Mi madre le habló de usted a sus padres toda su vida. Simone de Beauvoir y Sartre se hablaron siempre de usted. Ni mi madre quiso menos a sus padres que los aborrecentes que llaman «tío» a su padre ni los mentados amantes dejaron de tener sus cosas íntimas por mucho que se hablaran de usted. Sostengo, de hecho, que la vida resulta más amable cuanto más se hable de usted a quien nos vende cosas, conduce por nosotros o nos da de comer en un restaurante. Pero es una batalla perdida. Cuando una veinteañera que me sirve un café me pregunta «¿lo quieres con azúcar o con sacarina?» le contesto lo más educadamente que puedo «no, gracias, prefiero azúcar», y no dejo de hablarle de usted en toda ocasión que se me presenta. Por dar ejemplo.
A mis alumnos se lo digo el primer día de clase: aquí nos hablaremos siempre de usted, y yo bien que cumplo: jamás me dirijo a un alumno si no es de usted. «Son ustedes bachilleres españoles, es lo que se merecen». Y cuando se extrañan les pregunto si saben de dónde viene el usted. Entonces ponen cara vacuna, queriendo dar a entender que sí lo saben, pero a esta generación lo de la filología se le confunde en la cabeza con logías, sofías y otras desinencias raras. Tampoco saben, normalmente, lo que es una desinencia. Más cara vacuna. Entonce les explico: usted es la contracción de «vuestra merced», y me complazco en dirigirme a la delegada – últimamente suelen ser chicas las «portavozas» de los cursos – como «vuestra merced». También para dar ejemplo. Porque ellos son incapaces de adoptar el usted. Vienen de decirle seño y profe a sus sufridos desasnantes de la primaria y secundaria y sólo la vida, a base de bofetadas, les enseñará, tarde y mal, que al que le hace la entrevista de trabajo había que hablarle de usted, y lo aprenderán cuando dé por terminada la entrevista y nunca más los llamen. Por eso los reto a hablarle de tú al jefe de su empresa o al jefe de recursos humanos cuando anden buscando trabajo. Para que aprendan.

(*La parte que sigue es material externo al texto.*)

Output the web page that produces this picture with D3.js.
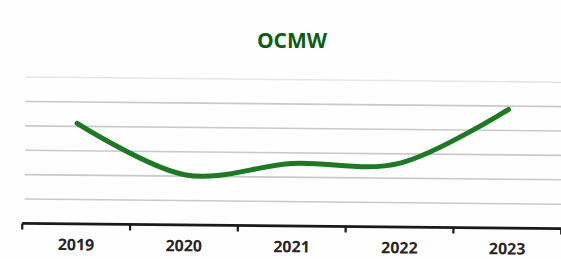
<!DOCTYPE html>
<html lang="nl">
<head>
<meta charset="utf-8">
<title>OCMW</title>
<script src="https://cdnjs.cloudflare.com/ajax/libs/d3/7.8.5/d3.min.js"></script>
<style>
  body { margin: 0; background: #ffffff; }
  svg { display: block; }
</style>
</head>
<body>
<div id="chart"></div>
<script>
// values, in gridline units
var years = ["2019", "2020", "2021", "2022", "2023"];
var values = [4.12, 2.06, 2.56, 2.62, 4.86];
var gridValues = [1, 2, 3, 4, 5, 6];
var title = "OCMW";

var width = 561, height = 259;
var margin = { top: 0, right: 0, bottom: 33, left: 23 };

var svg = d3.select("#chart").append("svg")
    .attr("width", width)
    .attr("height", height);

svg.append("rect")
    .attr("width", width)
    .attr("height", height)
    .attr("fill", "#fefefe");

svg.append("text")
    .attr("x", 292)
    .attr("y", 48)
    .attr("text-anchor", "middle")
    .attr("fill", "#0b5e12")
    .style("font-family", "'Open Sans', sans-serif")
    .style("font-weight", 700)
    .style("font-size", "21px")
    .text(title);

var x = d3.scaleBand()
    .domain(years)
    .range([margin.left, width + 1])
    .padding(0);

var y = d3.scaleLinear()
    .domain([0, 6])
    .range([height - margin.bottom, 79.6]);

// the scan is a little crooked, so tilt the plot the same way
var plot = svg.append("g")
    .attr("transform", "rotate(0.55, 292, 150)");

plot.selectAll(".grid")
    .data(gridValues)
    .enter().append("line")
    .attr("class", "grid")
    .attr("x1", margin.left + 2)
    .attr("x2", width + 10)
    .attr("y1", function (d) { return y(d); })
    .attr("y2", function (d) { return y(d); })
    .attr("stroke", function (d) { return d == 6 ? "#e6e6e6" : "#c9c9c9"; })
    .attr("stroke-width", 1.6);

var xAxis = plot.append("g")
    .attr("transform", "translate(0," + y(0) + ")")
    .call(d3.axisBottom(x).tickSize(0).tickPadding(15));

xAxis.select(".domain")
    .attr("d", "M" + margin.left + ",0H" + (width + 10))
    .attr("stroke", "#1a1a1a")
    .attr("stroke-width", 2.6);

xAxis.selectAll(".tick text")
    .attr("fill", "#262626")
    .style("font-family", "'Open Sans', sans-serif")
    .style("font-weight", 700)
    .style("font-size", "16px");

// tick marks sit on the category boundaries
var bounds = years.map(function (d) { return x(d); }).concat([x(years[years.length - 1]) + x.bandwidth()]);
xAxis.selectAll(".edge")
    .data(bounds)
    .enter().append("line")
    .attr("class", "edge")
    .attr("x1", function (d) { return d; })
    .attr("x2", function (d) { return d; })
    .attr("y1", 0)
    .attr("y2", 6)
    .attr("stroke", "#1a1a1a")
    .attr("stroke-width", 2.2);

var line = d3.line()
    .x(function (d, i) { return x(years[i]) + x.bandwidth() / 2; })
    .y(function (d) { return y(d); })
    .curve(d3.curveCardinal.tension(0));

plot.append("path")
    .datum(values)
    .attr("d", line)
    .attr("fill", "none")
    .attr("stroke", "#1c7a22")
    .attr("stroke-width", 5)
    .attr("stroke-linecap", "round");
</script>
</body>
</html>
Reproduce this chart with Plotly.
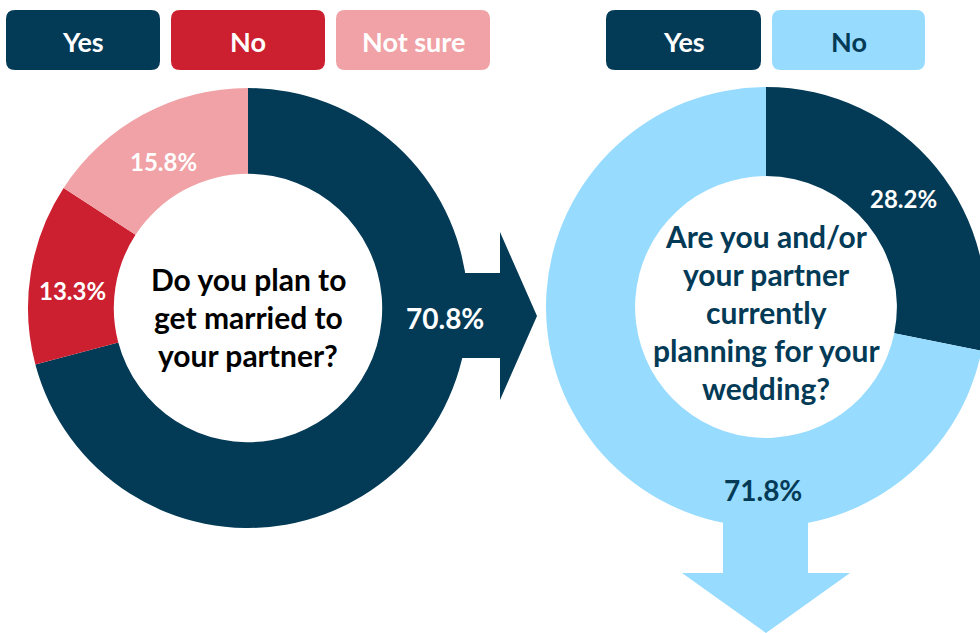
import plotly.graph_objects as go

# ---------------- data ----------------
q1_question = ["Do you plan to", "get married to", "your partner?"]
q1_labels = ["Yes", "No", "Not sure"]
q1_values = [70.8, 13.3, 15.8]

q2_question = ["Are you and/or", "your partner", "currently", "planning for your", "wedding?"]
q2_labels = ["Yes", "No"]
q2_values = [28.2, 71.8]

# ---------------- styles ----------------
NAVY = "#033A56"
RED = "#CC1F2F"
PINK = "#F0A2A6"
LBLUE = "#97DBFF"
FONT = "Lato"
W, H = 990, 633   # canvas slightly wider than the 980 px window: right donut is clipped

q1_colors = [NAVY, RED, PINK]
q2_colors = [NAVY, LBLUE]

def px_dom(x0, x1, y0, y1):
    return dict(x=[x0 / W, x1 / W], y=[1 - y1 / H, 1 - y0 / H])

fig = go.Figure()

# donuts
fig.add_trace(go.Pie(
    labels=q1_labels, values=q1_values, sort=False, direction="clockwise",
    rotation=0, hole=0.61, marker=dict(colors=q1_colors, line=dict(width=0)),
    textinfo="none", hoverinfo="label+percent", showlegend=False,
    domain=px_dom(28, 468, 88, 528),
))
fig.add_trace(go.Pie(
    labels=q2_labels, values=q2_values, sort=False, direction="clockwise",
    rotation=0, hole=0.595, marker=dict(colors=q2_colors, line=dict(width=0)),
    textinfo="none", hoverinfo="label+percent", showlegend=False,
    domain=px_dom(546, 986, 87, 527),
))

shapes = []

def rounded_rect(x0, y0, x1, y1, r, color):
    path = (f"M {x0+r},{y0} L {x1-r},{y0} Q {x1},{y0} {x1},{y0+r} "
            f"L {x1},{y1-r} Q {x1},{y1} {x1-r},{y1} L {x0+r},{y1} "
            f"Q {x0},{y1} {x0},{y1-r} L {x0},{y0+r} Q {x0},{y0} {x0+r},{y0} Z")
    return dict(type="path", path=path, xref="x", yref="y",
                fillcolor=color, line=dict(width=0), layer="above")

annotations = []

def txt(x, y, s, size, color):
    annotations.append(dict(x=x, y=y, xref="x", yref="y", text=f"<b>{s}</b>",
                            showarrow=False,
                            font=dict(family=FONT, size=size, color=color)))

# legend chips
left_boxes = [(6, 160), (171, 325), (336, 490)]
for (bx0, bx1), lab, col in zip(left_boxes, q1_labels, q1_colors):
    shapes.append(rounded_rect(bx0, 10, bx1, 70, 9, col))
    txt((bx0 + bx1) / 2, 41, lab, 27, "white")
right_boxes = [(606, 761), (772, 925)]
right_text_cols = ["white", NAVY]
for (bx0, bx1), lab, col, tc in zip(right_boxes, q2_labels, q2_colors, right_text_cols):
    shapes.append(rounded_rect(bx0, 10, bx1, 70, 9, col))
    txt((bx0 + bx1) / 2, 41, lab, 27, tc)

# arrows (behind the donuts)
right_arrow = "M 450,273 L 500,273 L 500,232 L 537,316 L 500,400 L 500,358 L 450,358 Z"
shapes.append(dict(type="path", path=right_arrow, xref="x", yref="y",
                   fillcolor=NAVY, line=dict(width=0), layer="below"))
down_arrow = "M 723,495 L 808,495 L 808,573 L 850,573 L 766,633 L 682,573 L 723,573 Z"
shapes.append(dict(type="path", path=down_arrow, xref="x", yref="y",
                   fillcolor=LBLUE, line=dict(width=0), layer="below"))

# percentage labels
q1_label_pos = [(445, 318), (72, 290), (163, 161)]
q1_label_size = [28, 24, 24]
for v, (lx, ly), s in zip(q1_values, q1_label_pos, q1_label_size):
    txt(lx, ly, f"{v:.1f}%", s, "white")
q2_label_pos = [(903, 198), (763, 490)]
q2_label_col = ["white", NAVY]
q2_label_size = [24, 28]
for v, (lx, ly), c, s in zip(q2_values, q2_label_pos, q2_label_col, q2_label_size):
    txt(lx, ly, f"{v:.1f}%", s, c)

# centre questions
for i, line in enumerate(q1_question):
    txt(248, 279 + 38 * i, line, 30, "black")
for i, line in enumerate(q2_question):
    txt(766, 236 + 38 * i, line, 30, NAVY)

fig.update_layout(
    width=W, height=H, margin=dict(l=0, r=0, t=0, b=0),
    paper_bgcolor="white", plot_bgcolor="white",
    xaxis=dict(range=[0, W], visible=False, fixedrange=True, domain=[0, 1]),
    yaxis=dict(range=[H, 0], visible=False, fixedrange=True, domain=[0, 1]),
    shapes=shapes, annotations=annotations, showlegend=False,
)

fig.write_html("out.html", config={"displayModeBar": False},
               post_script="document.body.style.margin='0';"
                           "document.body.style.overflow='hidden';")
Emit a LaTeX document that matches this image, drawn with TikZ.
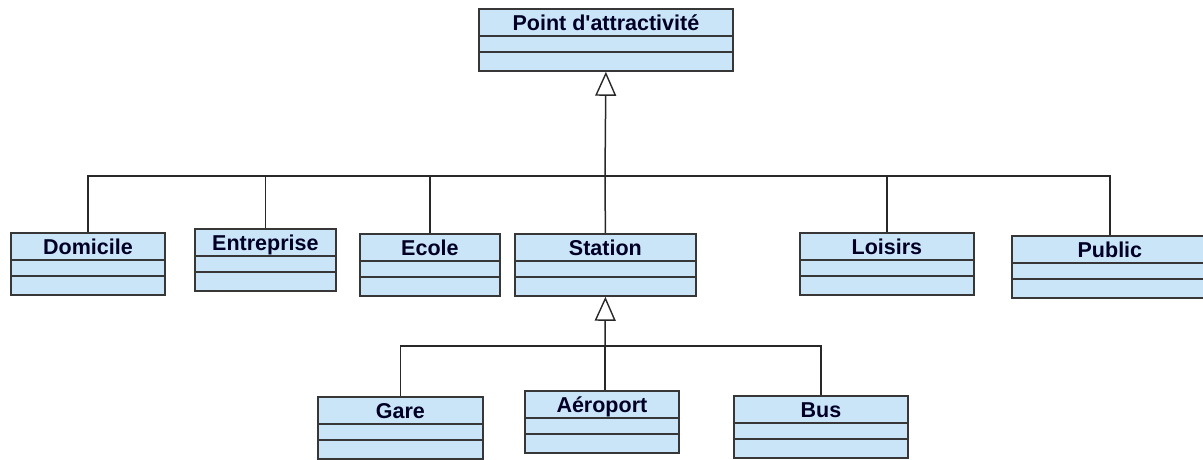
\documentclass[tikz,border=0pt]{standalone}
\usepackage{fontspec}
\setmainfont{Liberation Sans}
\usetikzlibrary{calc,arrows.meta}
\definecolor{boxfill}{RGB}{201,229,247}
\definecolor{boxline}{RGB}{55,55,55}
\definecolor{conline}{RGB}{40,40,40}
\tikzset{
  cls/.style={draw=boxline, fill=boxfill, line width=1.8pt, inner sep=0pt, anchor=north west, rectangle},
  divider/.style={draw=boxline, line width=1.6pt},
  ttl/.style={anchor=base, inner sep=0pt, font=\fontsize{21.5}{23}\selectfont\bfseries, text=black!85!blue},
  con/.style={draw=conline, line width=1.5pt},
  gen/.style={con, -{Triangle[open, length=24pt, width=21pt, line width=1.4pt]}}
}
\newcommand{\umlclass}[5]{% name, left, top, right, text
  \node[cls, minimum width=#4pt-#2pt, minimum height=62pt] (#1) at (#2,#3) {};
  \draw[divider] ($(#1.north west)+(0,28)$) -- ($(#1.north east)+(0,28)$);
  \draw[divider] ($(#1.north west)+(0,44)$) -- ($(#1.north east)+(0,44)$);
  \node[ttl] (#1-t) at ($(#1.north)+(0,22)$) {#5};
}
\begin{document}
\begin{tikzpicture}[x=1pt,y=-1pt]
\useasboundingbox (0,0) rectangle (1203,459);
\umlclass{pt}{478}{8}{732}{Point d\textquotesingle attractivité}
\umlclass{dom}{10}{232}{164}{Domicile}
\umlclass{ent}{194}{228}{335}{Entreprise}
\umlclass{eco}{359}{233}{499}{Ecole}
\umlclass{sta}{514}{233}{695}{Station}
\umlclass{loi}{799}{232}{973}{Loisirs}
\umlclass{pub}{1011}{235}{1207}{Public}
\umlclass{gar}{317}{396}{482}{Gare}
\umlclass{aer}{524}{390}{678}{Aéroport}
\umlclass{bus}{733}{395}{907}{Bus}
\coordinate (j1) at (605,176);
\coordinate (j2) at (605,346);
\draw[gen] (j1) -- (pt.south);
\draw[con] (dom.north) |- (j1);
\draw[con] (ent.north) |- (j1);
\draw[con] (eco.north) |- (j1);
\draw[con] (sta.north) -- (j1);
\draw[con] (loi.north) |- (j1);
\draw[con] (pub.north) |- (j1);
\draw[gen] (j2) -- (sta.south);
\draw[con] (gar.north) |- (j2);
\draw[con] (j2) -- (j2 |- aer.north);
\draw[con] (bus.north) |- (j2);
\end{tikzpicture}
\end{document}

Macron ha puesto en su sitio a un aborrescente francés que lo saludó con un «qué tal, Manu». Al Presidente de la República, lo que equivale a llamar Paco o Francis al Papa en la Capilla Sixtina. Y se ha recreado en la suerte atreviéndose a espetarle que para esas confianzas debe primero acabar sus estudios y ganarse la vida. Mucho me temo que esos gestos le vienen a Macron del hecho de compartir la vida con una profesora que, quizás, esté aún en la lucha romántica de mantener unas formas que a la gente menuda le suena a lenguaje de dinosaurios.
La desfachatez más aguda que conozco al respecto la cometió un soldado raso en una base militar poco frecuentada por mandos. Un día llegó el coronel en su coche oficial y el mentecato del soldado lo saludó con un «a la orden de usted, mi coronel». A los coroneles hay que tratarlos de «usía». El coronel, extrañado, le preguntó: ¿De usted? Y el menda contestó: hombre, no lo voy a tratar de tú, no nos conocemos. De allí fue al calabozo para una temporada. Permítanme que lo diga: por imbécil.
No tengo que señalar que a ustedes, lectores, me dirijo siempre de usted. Por respeto y con un mucho de agradecimiento. No intento poner lejanía sino cortesía, más allá de la educación que nos es exigible a quienes comparecemos ante un público que siempre ha sido llamado «el respetable», al menos en los toros, esa otra anomalía.